Certains écrivains croient parvenir à la majesté et à l’éclat par l’étalage des maximes générales. Corneille est bien éloigné de ce défaut. Dans son Discours du poème dramatique, il parle en ces termes de la nécessité de « mettre rarement en discours généraux » les sentences et instructions morales :

« J’aime mieux faire dire à un acteur : l’amour vous donne beaucoup d’inquiétudes, que : l’amour donne beaucoup d’inquiétudes aux esprits qu’il possède[1]. »

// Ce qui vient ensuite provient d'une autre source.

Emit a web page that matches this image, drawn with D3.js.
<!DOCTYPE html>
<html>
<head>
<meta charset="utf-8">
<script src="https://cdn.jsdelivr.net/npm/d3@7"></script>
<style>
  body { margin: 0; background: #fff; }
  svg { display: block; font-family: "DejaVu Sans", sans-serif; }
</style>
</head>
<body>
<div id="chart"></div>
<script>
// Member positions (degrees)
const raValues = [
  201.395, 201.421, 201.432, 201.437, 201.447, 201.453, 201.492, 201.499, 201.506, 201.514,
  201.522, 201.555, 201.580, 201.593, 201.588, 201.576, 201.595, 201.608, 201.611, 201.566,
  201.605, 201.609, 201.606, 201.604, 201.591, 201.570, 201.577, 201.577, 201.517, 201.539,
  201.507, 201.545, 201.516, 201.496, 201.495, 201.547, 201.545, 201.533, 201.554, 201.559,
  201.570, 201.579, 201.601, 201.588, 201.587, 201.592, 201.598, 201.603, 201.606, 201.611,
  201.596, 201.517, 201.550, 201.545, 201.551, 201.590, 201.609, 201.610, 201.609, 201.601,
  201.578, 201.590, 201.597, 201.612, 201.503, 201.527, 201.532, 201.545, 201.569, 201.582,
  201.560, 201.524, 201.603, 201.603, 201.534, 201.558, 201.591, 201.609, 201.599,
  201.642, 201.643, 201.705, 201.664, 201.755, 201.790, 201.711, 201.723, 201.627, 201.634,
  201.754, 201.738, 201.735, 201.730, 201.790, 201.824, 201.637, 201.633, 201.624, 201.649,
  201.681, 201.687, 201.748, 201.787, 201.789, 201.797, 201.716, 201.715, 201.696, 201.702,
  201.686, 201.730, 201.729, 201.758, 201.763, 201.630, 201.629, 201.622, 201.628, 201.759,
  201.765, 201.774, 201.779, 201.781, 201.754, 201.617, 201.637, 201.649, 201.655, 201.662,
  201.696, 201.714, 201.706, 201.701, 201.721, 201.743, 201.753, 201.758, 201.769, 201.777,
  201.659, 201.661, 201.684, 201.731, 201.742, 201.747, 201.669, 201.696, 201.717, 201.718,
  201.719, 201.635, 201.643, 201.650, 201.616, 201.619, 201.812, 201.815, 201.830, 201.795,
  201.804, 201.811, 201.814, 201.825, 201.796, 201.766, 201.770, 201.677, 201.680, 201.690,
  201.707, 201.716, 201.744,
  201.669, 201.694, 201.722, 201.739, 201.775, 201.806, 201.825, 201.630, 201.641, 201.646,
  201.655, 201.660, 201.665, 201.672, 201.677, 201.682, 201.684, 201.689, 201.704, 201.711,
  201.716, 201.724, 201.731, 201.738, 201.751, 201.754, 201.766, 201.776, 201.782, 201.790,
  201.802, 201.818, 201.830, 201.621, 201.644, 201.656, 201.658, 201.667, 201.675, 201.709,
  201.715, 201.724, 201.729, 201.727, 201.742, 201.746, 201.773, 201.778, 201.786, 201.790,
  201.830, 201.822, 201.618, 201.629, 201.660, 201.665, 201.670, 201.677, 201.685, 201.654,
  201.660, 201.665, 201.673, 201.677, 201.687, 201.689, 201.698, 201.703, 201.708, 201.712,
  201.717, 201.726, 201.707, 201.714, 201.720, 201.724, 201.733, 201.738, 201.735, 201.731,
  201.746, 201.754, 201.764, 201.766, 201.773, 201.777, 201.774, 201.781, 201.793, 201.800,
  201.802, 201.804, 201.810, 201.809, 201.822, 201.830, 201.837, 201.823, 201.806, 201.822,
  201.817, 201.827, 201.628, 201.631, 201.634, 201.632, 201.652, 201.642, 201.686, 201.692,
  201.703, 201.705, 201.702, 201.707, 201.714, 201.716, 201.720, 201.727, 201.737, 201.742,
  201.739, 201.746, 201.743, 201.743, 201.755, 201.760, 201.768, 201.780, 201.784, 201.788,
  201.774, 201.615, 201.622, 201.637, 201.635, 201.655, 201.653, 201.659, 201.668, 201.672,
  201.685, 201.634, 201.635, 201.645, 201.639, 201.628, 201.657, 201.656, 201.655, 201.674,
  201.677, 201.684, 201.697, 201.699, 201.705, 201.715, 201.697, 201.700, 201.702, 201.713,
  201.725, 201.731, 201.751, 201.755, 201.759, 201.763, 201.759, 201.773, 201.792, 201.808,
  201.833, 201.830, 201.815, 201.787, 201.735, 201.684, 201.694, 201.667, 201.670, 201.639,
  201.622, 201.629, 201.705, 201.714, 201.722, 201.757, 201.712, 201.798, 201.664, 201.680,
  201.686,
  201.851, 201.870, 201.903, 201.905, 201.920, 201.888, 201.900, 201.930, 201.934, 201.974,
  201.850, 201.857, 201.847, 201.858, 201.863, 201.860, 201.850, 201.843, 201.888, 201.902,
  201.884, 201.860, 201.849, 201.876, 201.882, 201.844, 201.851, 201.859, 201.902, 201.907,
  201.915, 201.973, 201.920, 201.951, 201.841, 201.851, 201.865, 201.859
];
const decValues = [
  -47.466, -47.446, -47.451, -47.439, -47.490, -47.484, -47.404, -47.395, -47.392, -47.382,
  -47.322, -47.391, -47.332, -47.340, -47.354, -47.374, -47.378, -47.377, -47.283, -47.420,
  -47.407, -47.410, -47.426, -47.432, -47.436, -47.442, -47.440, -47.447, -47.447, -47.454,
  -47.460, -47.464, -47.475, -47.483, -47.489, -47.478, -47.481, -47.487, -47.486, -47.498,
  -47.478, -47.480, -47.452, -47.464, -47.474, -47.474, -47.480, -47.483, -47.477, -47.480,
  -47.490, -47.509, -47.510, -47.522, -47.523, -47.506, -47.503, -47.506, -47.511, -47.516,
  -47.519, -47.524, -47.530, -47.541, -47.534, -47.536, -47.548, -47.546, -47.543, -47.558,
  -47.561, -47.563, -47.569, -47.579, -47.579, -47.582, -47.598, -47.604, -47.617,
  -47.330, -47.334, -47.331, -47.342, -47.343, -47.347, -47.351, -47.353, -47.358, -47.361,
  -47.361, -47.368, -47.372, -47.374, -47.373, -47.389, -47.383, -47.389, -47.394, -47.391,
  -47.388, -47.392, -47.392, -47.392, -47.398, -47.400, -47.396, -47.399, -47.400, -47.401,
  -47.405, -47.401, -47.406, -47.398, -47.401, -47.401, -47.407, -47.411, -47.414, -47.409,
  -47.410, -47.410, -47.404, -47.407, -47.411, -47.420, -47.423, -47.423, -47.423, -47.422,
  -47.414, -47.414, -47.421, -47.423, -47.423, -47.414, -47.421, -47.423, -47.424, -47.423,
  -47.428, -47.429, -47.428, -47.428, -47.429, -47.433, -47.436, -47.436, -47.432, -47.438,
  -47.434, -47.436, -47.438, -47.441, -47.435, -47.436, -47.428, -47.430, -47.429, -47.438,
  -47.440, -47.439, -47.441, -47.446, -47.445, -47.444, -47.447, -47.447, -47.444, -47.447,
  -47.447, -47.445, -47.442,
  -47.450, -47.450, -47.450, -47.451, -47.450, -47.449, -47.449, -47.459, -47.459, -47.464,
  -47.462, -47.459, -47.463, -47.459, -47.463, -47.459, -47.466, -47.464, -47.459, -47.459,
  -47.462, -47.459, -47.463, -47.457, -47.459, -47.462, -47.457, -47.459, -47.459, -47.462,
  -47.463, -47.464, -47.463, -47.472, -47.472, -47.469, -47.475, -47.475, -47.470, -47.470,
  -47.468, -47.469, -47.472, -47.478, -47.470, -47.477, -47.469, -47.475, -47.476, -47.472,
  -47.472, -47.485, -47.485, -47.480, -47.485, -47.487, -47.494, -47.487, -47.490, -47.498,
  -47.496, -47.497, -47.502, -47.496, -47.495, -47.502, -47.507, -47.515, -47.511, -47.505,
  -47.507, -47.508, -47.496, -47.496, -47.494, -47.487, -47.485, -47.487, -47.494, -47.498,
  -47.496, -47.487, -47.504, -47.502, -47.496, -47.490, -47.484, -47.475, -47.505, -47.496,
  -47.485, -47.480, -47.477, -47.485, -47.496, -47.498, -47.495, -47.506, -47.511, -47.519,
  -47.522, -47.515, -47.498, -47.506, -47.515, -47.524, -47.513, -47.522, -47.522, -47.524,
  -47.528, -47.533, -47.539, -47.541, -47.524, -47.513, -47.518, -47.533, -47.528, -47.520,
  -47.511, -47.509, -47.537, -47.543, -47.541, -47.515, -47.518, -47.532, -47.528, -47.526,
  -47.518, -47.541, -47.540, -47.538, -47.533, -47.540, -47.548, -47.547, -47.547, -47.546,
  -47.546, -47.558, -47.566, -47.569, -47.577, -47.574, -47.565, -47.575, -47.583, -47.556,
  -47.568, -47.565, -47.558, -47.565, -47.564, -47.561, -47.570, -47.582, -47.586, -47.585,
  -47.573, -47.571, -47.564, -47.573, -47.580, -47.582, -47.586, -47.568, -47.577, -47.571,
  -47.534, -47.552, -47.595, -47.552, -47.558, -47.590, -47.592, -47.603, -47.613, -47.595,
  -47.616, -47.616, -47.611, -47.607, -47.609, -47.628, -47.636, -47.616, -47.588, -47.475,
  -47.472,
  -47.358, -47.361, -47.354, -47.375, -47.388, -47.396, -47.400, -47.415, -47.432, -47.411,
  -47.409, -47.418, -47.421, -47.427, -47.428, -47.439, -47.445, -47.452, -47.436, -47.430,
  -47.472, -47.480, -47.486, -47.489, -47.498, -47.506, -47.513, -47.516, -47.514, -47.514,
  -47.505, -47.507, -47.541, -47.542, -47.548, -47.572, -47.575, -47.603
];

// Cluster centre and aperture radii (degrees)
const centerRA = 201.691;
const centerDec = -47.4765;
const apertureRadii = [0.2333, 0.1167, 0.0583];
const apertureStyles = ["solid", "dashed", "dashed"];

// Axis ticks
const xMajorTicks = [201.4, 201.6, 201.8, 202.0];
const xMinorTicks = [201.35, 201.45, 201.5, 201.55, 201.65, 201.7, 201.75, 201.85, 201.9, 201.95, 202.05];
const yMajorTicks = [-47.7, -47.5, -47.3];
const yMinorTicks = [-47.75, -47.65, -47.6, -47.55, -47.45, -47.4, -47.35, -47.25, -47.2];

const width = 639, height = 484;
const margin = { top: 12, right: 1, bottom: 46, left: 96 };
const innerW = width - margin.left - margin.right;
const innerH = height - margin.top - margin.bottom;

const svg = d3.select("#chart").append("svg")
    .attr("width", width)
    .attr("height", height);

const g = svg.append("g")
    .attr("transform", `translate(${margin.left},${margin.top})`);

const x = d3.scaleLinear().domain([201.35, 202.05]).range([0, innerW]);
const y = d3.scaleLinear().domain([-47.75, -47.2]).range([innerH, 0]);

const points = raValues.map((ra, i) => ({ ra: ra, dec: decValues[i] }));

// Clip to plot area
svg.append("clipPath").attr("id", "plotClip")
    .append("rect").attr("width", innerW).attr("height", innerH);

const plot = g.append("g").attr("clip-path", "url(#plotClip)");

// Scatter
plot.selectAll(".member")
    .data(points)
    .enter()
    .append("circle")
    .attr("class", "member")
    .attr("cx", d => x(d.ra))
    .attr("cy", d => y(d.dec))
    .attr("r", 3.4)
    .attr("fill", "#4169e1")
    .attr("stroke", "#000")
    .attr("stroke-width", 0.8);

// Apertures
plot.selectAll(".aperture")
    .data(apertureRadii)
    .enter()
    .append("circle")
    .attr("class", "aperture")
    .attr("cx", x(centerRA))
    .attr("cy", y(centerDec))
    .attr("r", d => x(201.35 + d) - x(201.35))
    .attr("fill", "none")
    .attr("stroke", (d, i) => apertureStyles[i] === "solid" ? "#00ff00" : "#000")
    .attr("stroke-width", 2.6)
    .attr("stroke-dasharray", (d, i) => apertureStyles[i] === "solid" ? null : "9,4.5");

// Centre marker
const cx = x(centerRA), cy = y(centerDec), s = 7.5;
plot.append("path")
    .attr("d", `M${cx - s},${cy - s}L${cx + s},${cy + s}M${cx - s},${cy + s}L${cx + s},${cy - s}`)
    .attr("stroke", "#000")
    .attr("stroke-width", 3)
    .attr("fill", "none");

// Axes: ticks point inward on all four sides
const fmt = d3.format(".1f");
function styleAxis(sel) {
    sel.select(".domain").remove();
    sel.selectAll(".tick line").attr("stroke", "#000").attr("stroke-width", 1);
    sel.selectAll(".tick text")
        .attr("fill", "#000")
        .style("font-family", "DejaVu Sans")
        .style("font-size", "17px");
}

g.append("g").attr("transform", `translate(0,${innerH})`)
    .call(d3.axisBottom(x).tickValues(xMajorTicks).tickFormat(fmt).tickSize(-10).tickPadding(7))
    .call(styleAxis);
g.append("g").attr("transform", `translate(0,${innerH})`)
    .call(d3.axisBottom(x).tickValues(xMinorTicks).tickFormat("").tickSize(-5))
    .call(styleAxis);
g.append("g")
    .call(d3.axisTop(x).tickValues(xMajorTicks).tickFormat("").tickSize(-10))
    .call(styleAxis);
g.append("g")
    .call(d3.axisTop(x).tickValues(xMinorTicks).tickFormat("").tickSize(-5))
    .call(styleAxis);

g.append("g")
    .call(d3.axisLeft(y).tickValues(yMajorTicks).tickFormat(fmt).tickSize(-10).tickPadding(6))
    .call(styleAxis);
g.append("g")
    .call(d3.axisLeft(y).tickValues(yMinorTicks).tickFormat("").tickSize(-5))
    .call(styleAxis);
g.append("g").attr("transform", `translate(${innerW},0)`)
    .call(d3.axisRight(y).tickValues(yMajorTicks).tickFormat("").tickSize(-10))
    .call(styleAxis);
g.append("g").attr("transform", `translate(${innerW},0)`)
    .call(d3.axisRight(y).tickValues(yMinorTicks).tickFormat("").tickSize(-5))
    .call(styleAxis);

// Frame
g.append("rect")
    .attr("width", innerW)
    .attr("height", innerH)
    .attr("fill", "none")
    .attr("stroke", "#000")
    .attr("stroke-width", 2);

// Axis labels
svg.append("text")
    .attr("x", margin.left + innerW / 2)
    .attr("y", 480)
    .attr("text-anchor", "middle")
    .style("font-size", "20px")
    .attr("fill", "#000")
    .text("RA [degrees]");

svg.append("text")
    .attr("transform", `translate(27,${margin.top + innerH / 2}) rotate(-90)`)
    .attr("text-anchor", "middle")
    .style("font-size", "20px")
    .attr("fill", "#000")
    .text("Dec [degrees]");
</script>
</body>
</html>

Il applique le même principe au détail du style, et à l’expression la plus étendue il préfère presque toujours le mot particulier, parfois même le terme technique. Il prend possession, au nom de la poésie, du domaine entier de la langue française. Ces richesses, que Ronsard et son école allaient recueillir péniblement dans le grec et dans le latin, il sait les trouver toutes dans notre idiome national ; il met à profit le trésor immense des vocabulaires spéciaux. Il parle avec aisance et justesse de théologie, de chasse, d’art militaire, de broderie, de toutes choses ; les mots qui embarrassent notre prose viennent se placer naturellement dans ses vers. Parfois même, on doit l’avouer, cette facilité d’assimilation l’entraîne un peu plus loin qu’il ne faudrait ; s’il discute, dans ses Discours et ses Examens, contre les disciples outrés et aveugles d’Aristote, il adopte avec eux, et comme tout le monde alors dans le style technique, les

  1. Tome I, p. 18. Édition Marty-Laveaux.